Multidisciplinary and precise, the work on space projects

To work in the aerospace industry it is not only necessary to be an engineer since experts from all disciplines and nationalities implement missions that travel and discover new elements on Earth or other planets and their moons, agreed experts from the Austrian Space Research Institute.

They can be physicists, administrators, designers, mathematicians, mechanics, and laboratorians, because a great diversity of personnel is required for the development of equipment that leaves our planet and operates correctly, explained Martín Agú and Jorge Tonfat Seclen.

"It is very difficult to get the whole system to work the first time you connect it. Most likely some detail escapes, with so many connections, and that is why it is necessary to go through the whole process of creating models that are refined, refined, and refined. Little by little, we correct mistakes, or things that we thought we have to change, that methodology to design circuits is what guarantees us that this will work in space. Once in space, we only have one chance to make it work and we can't fix it," noted Tonfat Seclen.

During the talk "Who builds space missions?", organized by the Department of Space Sciences of the Institute of Geophysics and students of the Faculty of Sciences of the UNAM, the researchers from Peru and Argentina shared part of the work they do for missions, especially for the European Space Agency (ESA).

Jorge Tonfat Seclen, a Peruvian electronics engineer, said that as an expert in the effects of radiation on electronic circuits, he is currently designing computer equipment for the ESA projects PLATO, SMILE, and Comet Interceptor, all of which are expected to be sent into space in 2027 or 2028.

The first mission is a space telescope, whose goal is to characterize exoplanets; it is composed of 24 normal, fast cameras that form a network, "a single eye to observe space."

Specifically, it designs the Playload Electronics Panel, which is a circuit that controls the telescope's cameras, and the Router and Data Compressor Unit (RDCU), which will compress the data quickly and efficiently.

Specialists from different countries participate in this plan, each one developing a part of the satellite, which is then joined, assembled, and launched so that each of the circuits must undergo a series of tests to guarantee its correct operation.

In turn, Argentine Martín Agú has participated in the JUICE (ESA), Macao Science 1 (from the China Research Institute CNSA), and CSES2 (CNSA) projects, which are expected to be sent into space by the end of 2022. In addition, he is currently collaborating on ESA's LAGRANGE and ASPOC_NG.

"From the time you start a design until it reaches the satellite there are many things to do, it takes a long time, some take up to ten years, from the first design to the end. For example, the first thing is the electronic circuits on a 40 by 30-centimeter laboratory plate, the JUICE that will go to Jupiter in a journey of about nine years," said the graduate of the Technological University of Argentina.

In this case, Agú created a scalar magnetometer, that is, a device that uses a laser light beam to generate quantum photons that indicate the energy levels in the magnetic field, a project that began in 2012 and will be completed by the end of 2021.

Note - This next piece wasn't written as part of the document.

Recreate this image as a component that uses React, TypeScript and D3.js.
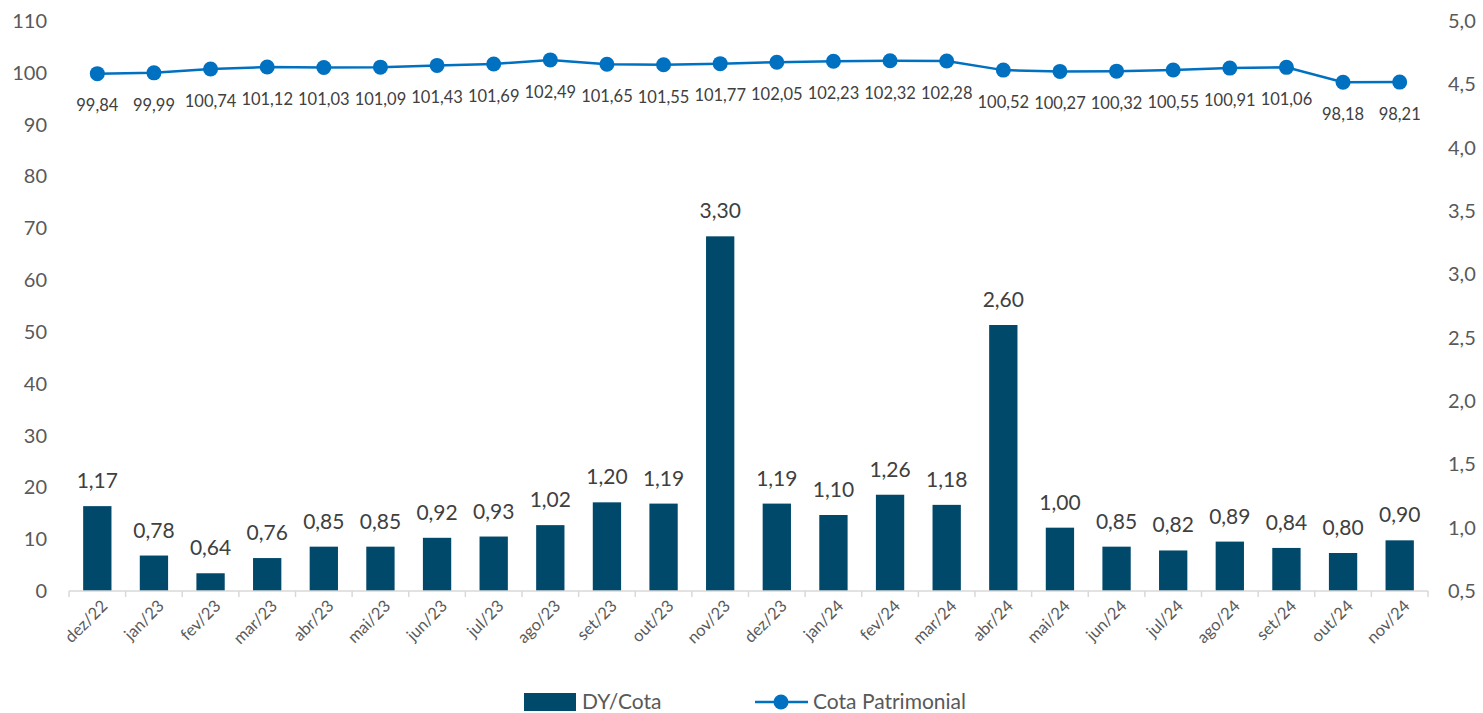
import { useEffect, useRef } from "react";
import * as d3 from "d3";

const months = [
  "dez/22", "jan/23", "fev/23", "mar/23", "abr/23", "mai/23", "jun/23", "jul/23",
  "ago/23", "set/23", "out/23", "nov/23", "dez/23", "jan/24", "fev/24", "mar/24",
  "abr/24", "mai/24", "jun/24", "jul/24", "ago/24", "set/24", "out/24", "nov/24",
];
const dyCota = [
  1.17, 0.78, 0.64, 0.76, 0.85, 0.85, 0.92, 0.93, 1.02, 1.2, 1.19, 3.3,
  1.19, 1.1, 1.26, 1.18, 2.6, 1.0, 0.85, 0.82, 0.89, 0.84, 0.8, 0.9,
];
const cotaPatrimonial = [
  99.84, 99.99, 100.74, 101.12, 101.03, 101.09, 101.43, 101.69, 102.49, 101.65, 101.55, 101.77,
  102.05, 102.23, 102.32, 102.28, 100.52, 100.27, 100.32, 100.55, 100.91, 101.06, 98.18, 98.21,
];
const leftTicks = [0, 10, 20, 30, 40, 50, 60, 70, 80, 90, 100, 110];
const rightTicks = [0.5, 1, 1.5, 2, 2.5, 3, 3.5, 4, 4.5, 5];

const FONT = "Lato, 'Open Sans', sans-serif";
const BAR = "#01496b";
const LINE = "#0070c0";
const TXT = "#595959";

const fmt = (v: number, d: number) => v.toFixed(d).replace(".", ",");

export default function App() {
  const ref = useRef<SVGSVGElement>(null);

  useEffect(() => {
    if (!ref.current) return;
    const svg = d3.select(ref.current);
    svg.selectAll("*").remove();

    const left = 69;
    const right = 1428;
    const top = 21;
    const bottom = 591;

    const x = d3.scaleBand<string>().domain(months).range([left, right]).paddingInner(0.5).paddingOuter(0.25);
    const yL = d3.scaleLinear().domain([0, 110]).range([bottom, top]);
    const yR = d3.scaleLinear().domain([0.5, 5]).range([bottom, top]);
    const cx = (m: string) => x(m)! + x.bandwidth() / 2;
    const step = x.step();

    // left axis labels
    svg.append("g")
      .selectAll("text")
      .data(leftTicks)
      .join("text")
      .attr("x", 47)
      .attr("y", (d) => yL(d))
      .attr("dy", "0.35em")
      .attr("text-anchor", "end")
      .attr("font-size", 20)
      .attr("font-family", FONT)
      .attr("fill", TXT)
      .text((d) => d);

    // right axis labels
    svg.append("g")
      .selectAll("text")
      .data(rightTicks)
      .join("text")
      .attr("x", 1448)
      .attr("y", (d) => yR(d))
      .attr("dy", "0.35em")
      .attr("text-anchor", "start")
      .attr("font-size", 20)
      .attr("font-family", FONT)
      .attr("fill", TXT)
      .text((d) => fmt(d, 1));

    // bars
    svg.append("g")
      .selectAll("rect")
      .data(months)
      .join("rect")
      .attr("x", (m) => x(m)!)
      .attr("width", x.bandwidth())
      .attr("y", (_, i) => yR(dyCota[i]))
      .attr("height", (_, i) => bottom - yR(dyCota[i]))
      .attr("fill", BAR);

    svg.append("g")
      .selectAll("text")
      .data(months)
      .join("text")
      .attr("x", (m) => cx(m))
      .attr("y", (_, i) => yR(dyCota[i]) - 18)
      .attr("text-anchor", "middle")
      .attr("font-size", 21)
      .attr("font-family", FONT)
      .attr("fill", "#404040")
      .text((_, i) => fmt(dyCota[i], 2));

    // x axis
    const ax = svg.append("g");
    ax.append("line")
      .attr("x1", left).attr("x2", right)
      .attr("y1", bottom).attr("y2", bottom)
      .attr("stroke", "#d9d9d9").attr("stroke-width", 1.5);
    ax.selectAll("line.tick")
      .data(d3.range(months.length + 1))
      .join("line")
      .attr("class", "tick")
      .attr("x1", (i) => left + i * step).attr("x2", (i) => left + i * step)
      .attr("y1", bottom).attr("y2", bottom + 6)
      .attr("stroke", "#d9d9d9").attr("stroke-width", 1.5);
    ax.selectAll("text")
      .data(months)
      .join("text")
      .attr("transform", (m) => `translate(${cx(m) + 7},${bottom + 12}) rotate(-45)`)
      .attr("text-anchor", "end")
      .attr("dy", "0.35em")
      .attr("font-size", 16.5)
      .attr("font-family", FONT)
      .attr("fill", TXT)
      .text((m) => m);

    // line
    const line = d3.line<number>()
      .x((_, i) => cx(months[i]))
      .y((d) => yL(d));
    svg.append("path")
      .datum(cotaPatrimonial)
      .attr("d", line)
      .attr("fill", "none")
      .attr("stroke", LINE)
      .attr("stroke-width", 2.5);
    svg.append("g")
      .selectAll("circle")
      .data(cotaPatrimonial)
      .join("circle")
      .attr("cx", (_, i) => cx(months[i]))
      .attr("cy", (d) => yL(d))
      .attr("r", 7.5)
      .attr("fill", LINE);
    svg.append("g")
      .selectAll("text")
      .data(cotaPatrimonial)
      .join("text")
      .attr("x", (_, i) => cx(months[i]))
      .attr("y", (d) => yL(d) + 32)
      .attr("dy", "0.35em")
      .attr("text-anchor", "middle")
      .attr("font-size", 16.5)
      .attr("font-family", FONT)
      .attr("fill", "#404040")
      .text((d) => fmt(d, 2));

    // legend
    const lg = svg.append("g");
    lg.append("rect").attr("x", 524).attr("y", 693).attr("width", 52).attr("height", 18).attr("fill", BAR);
    lg.append("text").attr("x", 582).attr("y", 702).attr("dy", "0.35em")
      .attr("font-size", 21).attr("font-family", FONT).attr("fill", TXT).text("DY/Cota");
    lg.append("line").attr("x1", 755).attr("x2", 808).attr("y1", 702).attr("y2", 702)
      .attr("stroke", LINE).attr("stroke-width", 2.5);
    lg.append("circle").attr("cx", 781).attr("cy", 702).attr("r", 7.5).attr("fill", LINE);
    lg.append("text").attr("x", 813).attr("y", 702).attr("dy", "0.35em")
      .attr("font-size", 21).attr("font-family", FONT).attr("fill", TXT).text("Cota Patrimonial");
  }, []);

  return (
    <svg
      ref={ref}
      width={1483}
      height={713}
      style={{ position: "absolute", left: 0, top: 0, background: "#fff" }}
    />
  );
}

The mission will explore the ice moons of Jupiter, where they will check the scalar magnetic field and compare the results with those obtained in previous trips.

In addition, he collaborated to create the Macao Science (from China), which will be the first mission in the world to travel the Earth at the Equatorial level to better understand the anomaly of South America, a region where there is the less magnetic field and, therefore, where there is more radiation.